_Short problem_. Exactly retype the lines of the material from its first line to the line with "80, 90, 100];", including both.

_Data segment_.
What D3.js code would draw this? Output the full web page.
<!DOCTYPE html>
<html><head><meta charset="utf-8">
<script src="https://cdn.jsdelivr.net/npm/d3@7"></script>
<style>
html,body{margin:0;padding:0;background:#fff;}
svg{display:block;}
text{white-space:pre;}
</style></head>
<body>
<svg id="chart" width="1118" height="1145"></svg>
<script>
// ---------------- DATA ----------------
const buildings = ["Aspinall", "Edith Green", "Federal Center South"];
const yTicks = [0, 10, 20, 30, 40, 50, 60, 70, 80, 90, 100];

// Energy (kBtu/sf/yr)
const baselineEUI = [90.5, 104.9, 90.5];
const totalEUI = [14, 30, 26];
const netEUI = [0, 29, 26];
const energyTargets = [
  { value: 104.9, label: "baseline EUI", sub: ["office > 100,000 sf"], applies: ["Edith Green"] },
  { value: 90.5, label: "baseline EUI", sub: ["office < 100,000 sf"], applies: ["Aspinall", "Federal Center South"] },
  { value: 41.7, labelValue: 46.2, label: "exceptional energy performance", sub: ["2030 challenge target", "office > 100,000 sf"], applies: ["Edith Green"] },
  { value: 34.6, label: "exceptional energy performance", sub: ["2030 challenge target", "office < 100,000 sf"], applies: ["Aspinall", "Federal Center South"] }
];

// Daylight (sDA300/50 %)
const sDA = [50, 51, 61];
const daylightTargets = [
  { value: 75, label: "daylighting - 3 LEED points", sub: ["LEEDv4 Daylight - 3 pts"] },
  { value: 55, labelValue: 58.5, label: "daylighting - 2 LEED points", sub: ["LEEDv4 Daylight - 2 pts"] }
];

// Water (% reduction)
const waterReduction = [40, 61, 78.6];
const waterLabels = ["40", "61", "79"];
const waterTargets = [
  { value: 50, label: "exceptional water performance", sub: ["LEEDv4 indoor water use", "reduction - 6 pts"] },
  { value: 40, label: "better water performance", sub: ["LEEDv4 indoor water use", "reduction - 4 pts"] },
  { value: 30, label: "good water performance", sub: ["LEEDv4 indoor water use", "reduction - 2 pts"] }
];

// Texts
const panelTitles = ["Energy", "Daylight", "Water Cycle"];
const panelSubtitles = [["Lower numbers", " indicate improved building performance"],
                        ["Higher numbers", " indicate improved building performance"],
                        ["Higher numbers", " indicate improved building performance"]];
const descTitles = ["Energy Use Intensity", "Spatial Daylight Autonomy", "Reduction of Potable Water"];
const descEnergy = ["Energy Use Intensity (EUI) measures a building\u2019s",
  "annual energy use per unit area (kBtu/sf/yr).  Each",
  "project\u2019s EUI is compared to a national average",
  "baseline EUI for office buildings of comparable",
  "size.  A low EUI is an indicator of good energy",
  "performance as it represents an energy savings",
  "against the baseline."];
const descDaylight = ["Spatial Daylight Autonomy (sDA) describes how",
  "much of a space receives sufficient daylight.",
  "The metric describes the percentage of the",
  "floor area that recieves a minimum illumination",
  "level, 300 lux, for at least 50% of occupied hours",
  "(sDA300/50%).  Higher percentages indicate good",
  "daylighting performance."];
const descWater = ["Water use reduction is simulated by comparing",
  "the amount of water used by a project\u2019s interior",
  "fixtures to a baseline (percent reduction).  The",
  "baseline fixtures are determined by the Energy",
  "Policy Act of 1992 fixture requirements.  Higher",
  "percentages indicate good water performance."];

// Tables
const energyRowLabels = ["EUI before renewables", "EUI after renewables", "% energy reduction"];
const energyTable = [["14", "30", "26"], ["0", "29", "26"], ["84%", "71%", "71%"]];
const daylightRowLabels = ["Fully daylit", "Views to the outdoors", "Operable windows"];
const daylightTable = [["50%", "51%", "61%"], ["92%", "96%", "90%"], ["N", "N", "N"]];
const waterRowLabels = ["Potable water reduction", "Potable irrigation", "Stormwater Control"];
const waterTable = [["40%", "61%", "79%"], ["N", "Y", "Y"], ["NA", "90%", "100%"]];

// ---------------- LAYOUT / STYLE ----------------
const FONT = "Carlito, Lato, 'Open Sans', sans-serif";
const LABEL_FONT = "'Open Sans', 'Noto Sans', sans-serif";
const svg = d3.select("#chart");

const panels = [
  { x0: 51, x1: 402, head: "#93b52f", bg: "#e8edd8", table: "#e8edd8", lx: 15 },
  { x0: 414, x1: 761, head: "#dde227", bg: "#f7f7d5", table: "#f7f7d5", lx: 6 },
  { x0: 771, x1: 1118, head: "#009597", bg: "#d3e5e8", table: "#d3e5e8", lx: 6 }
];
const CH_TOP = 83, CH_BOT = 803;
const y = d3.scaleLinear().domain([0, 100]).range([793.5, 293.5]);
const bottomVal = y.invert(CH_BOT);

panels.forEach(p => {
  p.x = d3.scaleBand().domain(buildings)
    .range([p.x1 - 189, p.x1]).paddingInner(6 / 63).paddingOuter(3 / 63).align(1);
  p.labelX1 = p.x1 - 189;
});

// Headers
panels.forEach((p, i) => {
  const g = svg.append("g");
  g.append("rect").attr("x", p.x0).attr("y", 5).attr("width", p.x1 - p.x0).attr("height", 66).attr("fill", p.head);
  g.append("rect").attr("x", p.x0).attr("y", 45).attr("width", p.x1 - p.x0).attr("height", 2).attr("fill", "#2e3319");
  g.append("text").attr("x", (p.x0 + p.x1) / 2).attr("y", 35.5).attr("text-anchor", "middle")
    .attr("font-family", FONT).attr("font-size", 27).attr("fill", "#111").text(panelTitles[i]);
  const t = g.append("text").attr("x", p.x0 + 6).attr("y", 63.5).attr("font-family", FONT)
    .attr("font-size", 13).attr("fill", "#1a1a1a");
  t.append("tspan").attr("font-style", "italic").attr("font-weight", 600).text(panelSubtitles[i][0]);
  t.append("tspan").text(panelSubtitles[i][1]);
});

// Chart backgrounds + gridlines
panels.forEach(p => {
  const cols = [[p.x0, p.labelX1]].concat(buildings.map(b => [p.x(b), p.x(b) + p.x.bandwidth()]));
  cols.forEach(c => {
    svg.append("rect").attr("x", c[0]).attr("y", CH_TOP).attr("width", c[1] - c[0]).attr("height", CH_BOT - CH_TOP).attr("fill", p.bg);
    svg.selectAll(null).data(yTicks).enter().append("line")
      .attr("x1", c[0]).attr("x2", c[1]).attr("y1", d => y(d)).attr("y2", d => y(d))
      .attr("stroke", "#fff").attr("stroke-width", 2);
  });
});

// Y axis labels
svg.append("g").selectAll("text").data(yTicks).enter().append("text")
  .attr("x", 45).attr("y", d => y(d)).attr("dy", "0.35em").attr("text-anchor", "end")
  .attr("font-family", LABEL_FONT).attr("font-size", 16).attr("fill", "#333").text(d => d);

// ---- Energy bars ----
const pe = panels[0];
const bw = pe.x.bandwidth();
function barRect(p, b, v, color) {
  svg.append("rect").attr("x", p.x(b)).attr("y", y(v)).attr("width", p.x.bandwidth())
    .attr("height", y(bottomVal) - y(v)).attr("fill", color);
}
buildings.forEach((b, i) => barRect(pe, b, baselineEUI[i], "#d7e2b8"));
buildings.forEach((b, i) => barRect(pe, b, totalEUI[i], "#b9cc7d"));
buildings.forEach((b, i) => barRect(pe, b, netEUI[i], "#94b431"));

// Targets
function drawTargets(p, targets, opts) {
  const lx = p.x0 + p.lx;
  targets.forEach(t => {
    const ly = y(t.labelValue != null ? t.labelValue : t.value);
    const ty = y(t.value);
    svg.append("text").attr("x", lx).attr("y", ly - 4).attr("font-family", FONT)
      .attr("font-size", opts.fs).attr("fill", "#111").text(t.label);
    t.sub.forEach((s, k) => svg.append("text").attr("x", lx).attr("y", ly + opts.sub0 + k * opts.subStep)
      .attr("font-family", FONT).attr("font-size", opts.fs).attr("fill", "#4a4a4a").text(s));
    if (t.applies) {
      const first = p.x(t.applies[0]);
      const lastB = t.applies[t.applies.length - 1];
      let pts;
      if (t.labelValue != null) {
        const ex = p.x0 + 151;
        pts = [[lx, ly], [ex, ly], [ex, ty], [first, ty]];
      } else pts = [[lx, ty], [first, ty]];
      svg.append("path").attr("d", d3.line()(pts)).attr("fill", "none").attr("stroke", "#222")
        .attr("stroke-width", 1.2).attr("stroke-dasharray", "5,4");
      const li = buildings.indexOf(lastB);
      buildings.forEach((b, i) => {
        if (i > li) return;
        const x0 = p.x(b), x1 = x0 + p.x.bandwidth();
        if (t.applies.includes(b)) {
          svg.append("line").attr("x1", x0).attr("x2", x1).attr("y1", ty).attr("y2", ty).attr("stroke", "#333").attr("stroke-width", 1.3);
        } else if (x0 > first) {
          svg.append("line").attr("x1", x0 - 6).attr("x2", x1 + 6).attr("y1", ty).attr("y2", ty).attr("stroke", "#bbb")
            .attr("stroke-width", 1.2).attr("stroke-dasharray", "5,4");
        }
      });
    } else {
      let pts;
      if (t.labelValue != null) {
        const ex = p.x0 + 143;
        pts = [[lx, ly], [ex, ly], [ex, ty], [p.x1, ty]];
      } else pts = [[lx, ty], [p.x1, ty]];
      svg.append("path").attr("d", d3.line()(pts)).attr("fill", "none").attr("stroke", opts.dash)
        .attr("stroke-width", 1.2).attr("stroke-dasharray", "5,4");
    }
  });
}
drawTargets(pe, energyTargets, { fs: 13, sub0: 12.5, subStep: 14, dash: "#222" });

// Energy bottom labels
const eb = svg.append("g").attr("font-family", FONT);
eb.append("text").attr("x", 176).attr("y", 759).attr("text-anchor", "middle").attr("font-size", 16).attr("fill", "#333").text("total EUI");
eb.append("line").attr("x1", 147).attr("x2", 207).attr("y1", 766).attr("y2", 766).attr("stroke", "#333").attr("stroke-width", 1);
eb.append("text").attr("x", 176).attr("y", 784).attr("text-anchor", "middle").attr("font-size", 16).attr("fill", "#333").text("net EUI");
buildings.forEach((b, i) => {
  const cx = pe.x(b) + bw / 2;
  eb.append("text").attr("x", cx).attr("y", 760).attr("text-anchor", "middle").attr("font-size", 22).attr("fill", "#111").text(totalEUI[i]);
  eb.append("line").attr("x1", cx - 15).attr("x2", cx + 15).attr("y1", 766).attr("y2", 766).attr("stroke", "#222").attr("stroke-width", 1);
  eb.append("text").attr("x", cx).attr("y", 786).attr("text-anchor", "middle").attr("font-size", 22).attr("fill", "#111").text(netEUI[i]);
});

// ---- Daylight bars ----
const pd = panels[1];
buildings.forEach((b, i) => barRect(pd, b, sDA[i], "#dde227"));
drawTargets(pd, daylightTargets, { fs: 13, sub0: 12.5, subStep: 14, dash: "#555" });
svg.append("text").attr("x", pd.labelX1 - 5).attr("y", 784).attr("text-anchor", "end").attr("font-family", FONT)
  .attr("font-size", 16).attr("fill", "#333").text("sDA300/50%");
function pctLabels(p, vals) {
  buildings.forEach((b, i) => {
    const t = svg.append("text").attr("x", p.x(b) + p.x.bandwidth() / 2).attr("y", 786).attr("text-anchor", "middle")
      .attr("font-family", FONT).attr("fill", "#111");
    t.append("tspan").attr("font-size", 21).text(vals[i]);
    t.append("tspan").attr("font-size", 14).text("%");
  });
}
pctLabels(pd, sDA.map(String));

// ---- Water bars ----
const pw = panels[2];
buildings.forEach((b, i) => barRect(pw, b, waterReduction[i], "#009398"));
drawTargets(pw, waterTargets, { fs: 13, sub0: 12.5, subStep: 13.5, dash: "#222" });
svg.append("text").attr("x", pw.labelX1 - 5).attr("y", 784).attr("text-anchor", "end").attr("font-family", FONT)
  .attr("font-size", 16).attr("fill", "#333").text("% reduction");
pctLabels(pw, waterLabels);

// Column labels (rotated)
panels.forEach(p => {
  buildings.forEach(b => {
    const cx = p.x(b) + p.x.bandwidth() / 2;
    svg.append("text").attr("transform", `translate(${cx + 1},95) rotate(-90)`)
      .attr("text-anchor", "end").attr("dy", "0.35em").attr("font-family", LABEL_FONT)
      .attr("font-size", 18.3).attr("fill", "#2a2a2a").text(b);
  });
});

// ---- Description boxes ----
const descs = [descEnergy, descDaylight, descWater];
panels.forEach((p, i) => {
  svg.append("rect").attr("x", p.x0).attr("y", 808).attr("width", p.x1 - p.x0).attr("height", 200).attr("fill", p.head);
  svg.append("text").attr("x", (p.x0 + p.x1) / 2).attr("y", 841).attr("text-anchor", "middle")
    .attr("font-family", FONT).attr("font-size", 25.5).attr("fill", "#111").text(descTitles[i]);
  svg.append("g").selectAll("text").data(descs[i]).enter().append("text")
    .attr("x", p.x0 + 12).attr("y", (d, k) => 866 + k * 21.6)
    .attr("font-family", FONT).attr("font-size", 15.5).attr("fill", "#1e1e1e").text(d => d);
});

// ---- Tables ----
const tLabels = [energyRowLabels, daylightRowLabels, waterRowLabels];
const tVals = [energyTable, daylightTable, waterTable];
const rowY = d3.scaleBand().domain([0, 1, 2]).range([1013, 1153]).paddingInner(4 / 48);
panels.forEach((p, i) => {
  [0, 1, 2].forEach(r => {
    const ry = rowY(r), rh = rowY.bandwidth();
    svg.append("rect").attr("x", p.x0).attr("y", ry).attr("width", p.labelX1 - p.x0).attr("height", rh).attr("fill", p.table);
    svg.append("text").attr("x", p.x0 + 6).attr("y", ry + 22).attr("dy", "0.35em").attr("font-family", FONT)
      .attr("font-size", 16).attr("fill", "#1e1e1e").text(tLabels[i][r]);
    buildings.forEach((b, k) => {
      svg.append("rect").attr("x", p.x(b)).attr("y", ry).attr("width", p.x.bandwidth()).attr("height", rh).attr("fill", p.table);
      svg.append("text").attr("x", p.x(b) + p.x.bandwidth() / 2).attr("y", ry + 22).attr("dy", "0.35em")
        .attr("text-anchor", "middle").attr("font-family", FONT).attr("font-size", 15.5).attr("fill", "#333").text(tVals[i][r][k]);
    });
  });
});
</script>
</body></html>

_Task response_.
What D3.js code would draw this? Output the full web page.
<!DOCTYPE html>
<html><head><meta charset="utf-8">
<script src="https://cdn.jsdelivr.net/npm/d3@7"></script>
<style>
html,body{margin:0;padding:0;background:#fff;}
svg{display:block;}
text{white-space:pre;}
</style></head>
<body>
<svg id="chart" width="1118" height="1145"></svg>
<script>
// ---------------- DATA ----------------
const buildings = ["Aspinall", "Edith Green", "Federal Center South"];
const yTicks = [0, 10, 20, 30, 40, 50, 60, 70, 80, 90, 100];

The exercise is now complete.